Fredericksburg has the highest rate of speeding-related collisions
Virginia saw an average of 23.7 crashes per 10,000 residents statewide. However, collision rates varied from as low as 0 to as high as 59.7. I-95, notoriously one of the most dangerous interstates in the country, passes right through Fredericksburg, as well as Petersburg and Emporia.
Crashes per 10,000 residents
Buena Vista is the safest city for speeding-related collisions
Buena Vista, a small city home to Southern Virginia University, recorded no speeding collisions in 2019 and was the only city in our analysis to do so. In fact, Buena Vista has recorded only one speeding crash over the past three years.
Crashes per 10,000 residents
Virginia cities diverge in improving speeding safety over time
When comparing data from the past three years, Virginia cities appear split in terms of improving road safety. While crashes increased by 3.7% across all cities, results differ drastically by city.
In fact, of the 38 cities analyzed, 18 saw increases in speeding-related collisions, three cities saw no change and 17 saw crashes decline.
- Williamsburg saw the greatest increase over the period, with speeding-related crashes growing by 88%.
- Lynchburg saw the most improvement, with collisions dropping 47%.
Largest increases in speeding-related collisions
Largest reductions in speeding-related collisions
Virginia cities with highest and lowest rates of speeding-related fatalities
While traffic collisions are down in 2020 relative to last year, fatalities are largely flat. In fact, the VSP reports that traffic fatalities have only declined by two deaths year to date, as of April 28, relative to the similar period in 2019. As a result, we identified Virginia cities with the highest and lowest risks of speeding-related fatalities.
Emporia has the highest speeding-related fatality rate
At 19.5 fatalities per 100,000 residents, Emporia was well above the Virginia average of 3.1.
Speeding fatalities per 100,000 residents
Many small and midsize Virginia cities recorded no speeding-related fatalities in 2019
Nearly half of the Virginia cities included in our analysis did not report any speeding fatalities last year.
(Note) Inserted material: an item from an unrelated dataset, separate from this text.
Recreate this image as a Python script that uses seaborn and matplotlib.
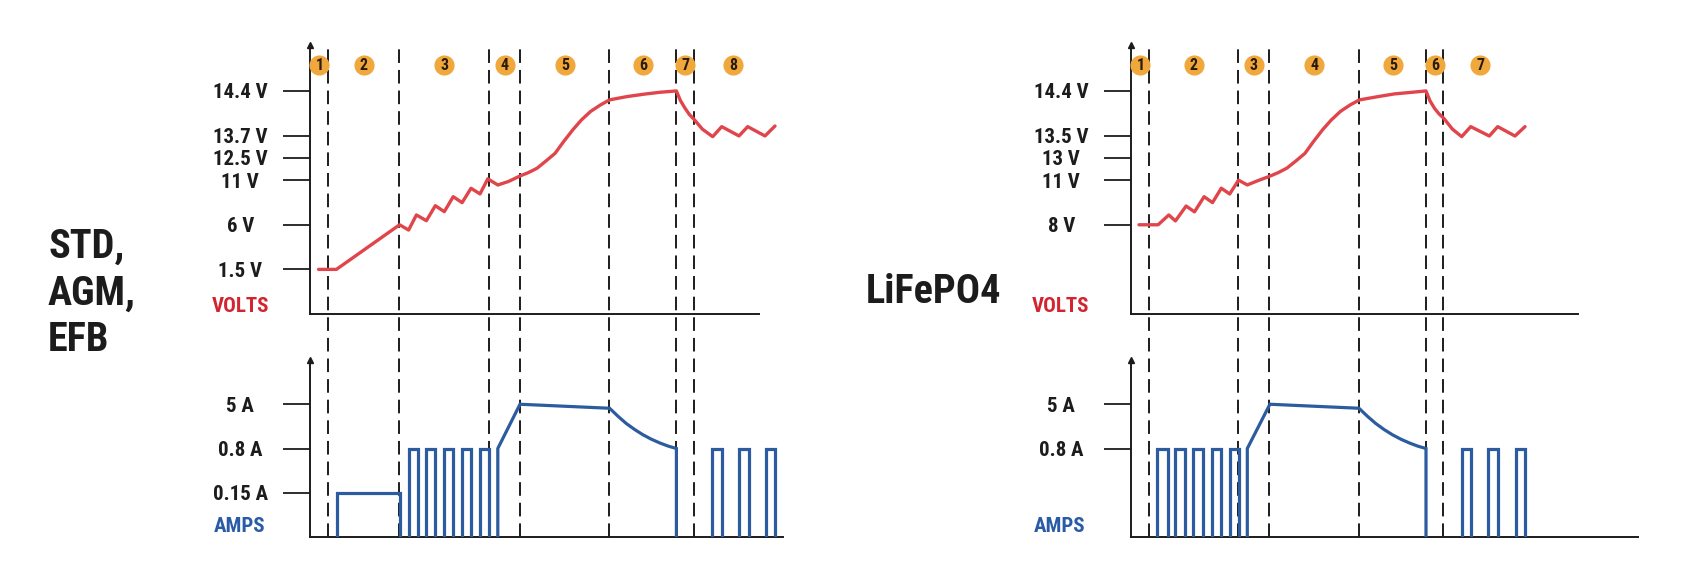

These cities, all of which had populations less than 100,000, include:
- Falls Church
- Buena Vista
- Manassas Park
Consequences of speeding
Virginia drivers caught speeding may face serious legal and financial consequences.
The state typically fines drivers $6 per mile over the legal speed limit, in addition to a $51 processing fee. Yet, the fee for excess speed increases to $7 if the motorist is pulled over in a school or construction zone.
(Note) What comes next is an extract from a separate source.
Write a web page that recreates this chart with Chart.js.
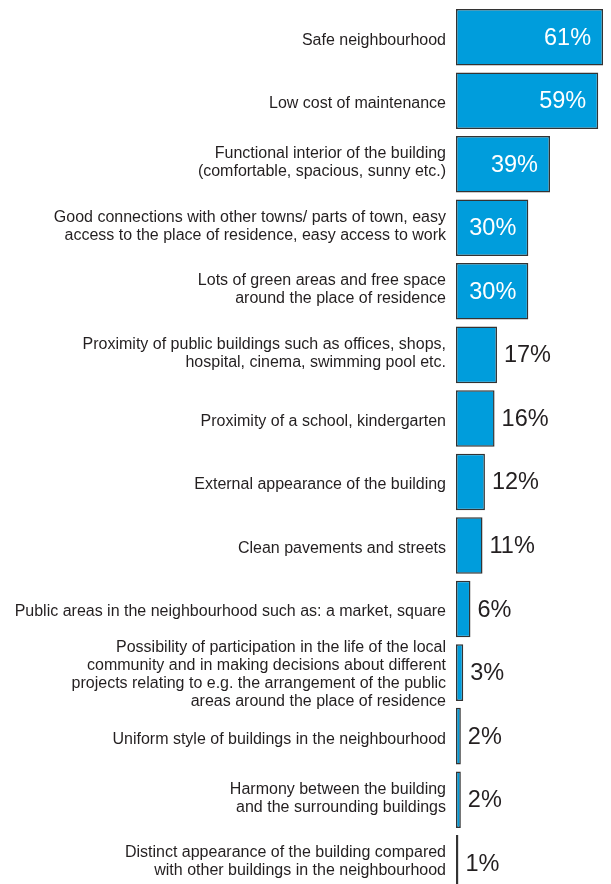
<!DOCTYPE html>
<html>
<head>
<meta charset="utf-8">
<script src="https://cdn.jsdelivr.net/npm/chart.js@4"></script>
<style>
  html, body { margin: 0; padding: 0; background: #fff; overflow: hidden; }
  #wrap { position: relative; width: 611px; height: 895px; }
</style>
</head>
<body>
<div id="wrap"><canvas id="reasons"></canvas></div>
<script>
// Reasons for choosing the place of residence (% of answers)
var reason_labels = [
  "Safe neighbourhood",
  "Low cost of maintenance",
  ["Functional interior of the building", "(comfortable, spacious, sunny etc.)"],
  ["Good connections with other towns/ parts of town, easy", "access to the place of residence, easy access to work"],
  ["Lots of green areas and free space", "around the place of residence"],
  ["Proximity of public buildings such as offices, shops,", "hospital, cinema, swimming pool etc."],
  "Proximity of a school, kindergarten",
  "External appearance of the building",
  "Clean pavements and streets",
  "Public areas in the neighbourhood such as: a market, square",
  ["Possibility of participation in the life of the local", "community and in making decisions about different", "projects relating to e.g. the arrangement of the public", "areas around the place of residence"],
  "Uniform style of buildings in the neighbourhood",
  ["Harmony between the building", "and the surrounding buildings"],
  ["Distinct appearance of the building compared", "with other buildings in the neighbourhood"]
];
var reason_shares = [61, 59, 39, 30, 30, 17, 16, 12, 11, 6, 3, 2, 2, 1];

const font_family = '"Liberation Sans", Arial, Helvetica, sans-serif';
const text_color = '#231f20';

// small vertical nudge of the category labels, depending on their number of lines
const labelShift = {
  id: 'labelShift',
  beforeDraw: function(chart) {
    var scale = chart.scales.y;
    var items = scale.getLabelItems(chart.chartArea);
    for (j = 0; j < items.length; j++) {
      var nb_lines = Array.isArray(items[j].label) ? items[j].label.length : 1;
      var dy = nb_lines == 1 ? 3 : (nb_lines == 2 ? -1.5 : 1.5);
      items[j].options.translation[1] += dy;
    }
  }
};

// value labels : white inside the long bars, dark after the short ones
const valueLabels = {
  id: 'valueLabels',
  afterDatasetsDraw: function(chart) {
    var ctx = chart.ctx;
    var meta = chart.getDatasetMeta(0);
    ctx.save();
    ctx.font = '23.5px ' + font_family;
    ctx.textBaseline = 'middle';
    for (j = 0; j < meta.data.length; j++) {
      var bar = meta.data[j];
      var txt = reason_shares[j] + '%';
      if (reason_shares[j] >= 30) {
        ctx.fillStyle = '#ffffff';
        ctx.textAlign = 'right';
        ctx.fillText(txt, bar.x - 12, bar.y + 1);
      } else {
        ctx.fillStyle = text_color;
        ctx.textAlign = 'left';
        ctx.fillText(txt, bar.x + 7, bar.y + 1);
      }
    }
    ctx.restore();
  }
};

const data_reasons = {
  labels: reason_labels,
  datasets: [{
    data: reason_shares,
    backgroundColor: '#009ddc',
    borderColor: '#333333',
    borderWidth: 1.5,
    borderSkipped: false,
    barPercentage: 0.89,
    categoryPercentage: 1
  }]
};

const config_reasons = {
  type: 'bar',
  data: data_reasons,
  options: {
    indexAxis: 'y',
    responsive: true,
    maintainAspectRatio: false,
    animation: false,
    layout: { padding: { top: 5.4, right: 0, bottom: 0, left: 0 } },
    plugins: {
      legend: { display: false },
      tooltip: { enabled: false }
    },
    scales: {
      x: {
        display: false,
        min: 0,
        max: 64.3
      },
      y: {
        grid: { display: false, drawTicks: false },
        border: { display: false },
        ticks: {
          autoSkip: false,
          color: text_color,
          padding: 10,
          font: { family: font_family, size: 16, lineHeight: 1.125 }
        },
        // fixed width so the bars start at the same place, no extra room for the labels
        afterFit: function(scale) {
          scale.width = 456;
          scale.paddingTop = 0;
          scale.paddingBottom = 0;
        }
      }
    }
  },
  plugins: [labelShift, valueLabels]
};

const reasons_Chart = new Chart(
  document.getElementById('reasons'),
  config_reasons
);
</script>
</body>
</html>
- For instance, a driver caught going 20 mph over the speed limit would pay $51 + 20($6) = $171.
- If the speeding violation occurred in a school zone, the driver would pay $51 +20($7) = $191.
- Generally, however, speeding ticket fines are capped at $250, and court fees may vary depending on how you contest your violation.
Similarly, Virginia drivers caught speeding will likely be subject to an increase in insurance rates, perhaps as high as 33%, as drivers with traffic violations on their records are considered higher risks to insure.
- The average annual premium in Virginia for a minimum coverage policy is $607.
- Following a speeding violation, a driver paying this amount could see their rate increase by $201 to an annual premium of $808.
Depending on the driver's speed and plea in court, they will likely receive demerit points
- 1-9 mph over the speed limit results in 3 demerit points
- 10-19 mph over the speed limit results in 4 demerit points
- 20+ mph over the speed limit results in 6 demerit points
Speeding collision data from 2017-2020 in Virginia was collected from Virginia's Traffic Records Electronic Data System (TREDS) and the Virginia State Police (VSP). Population data was collected from the U.S. Census Bureau. Cities were only included in the analysis if they were in the TREDS database and had at least 5,000 residents.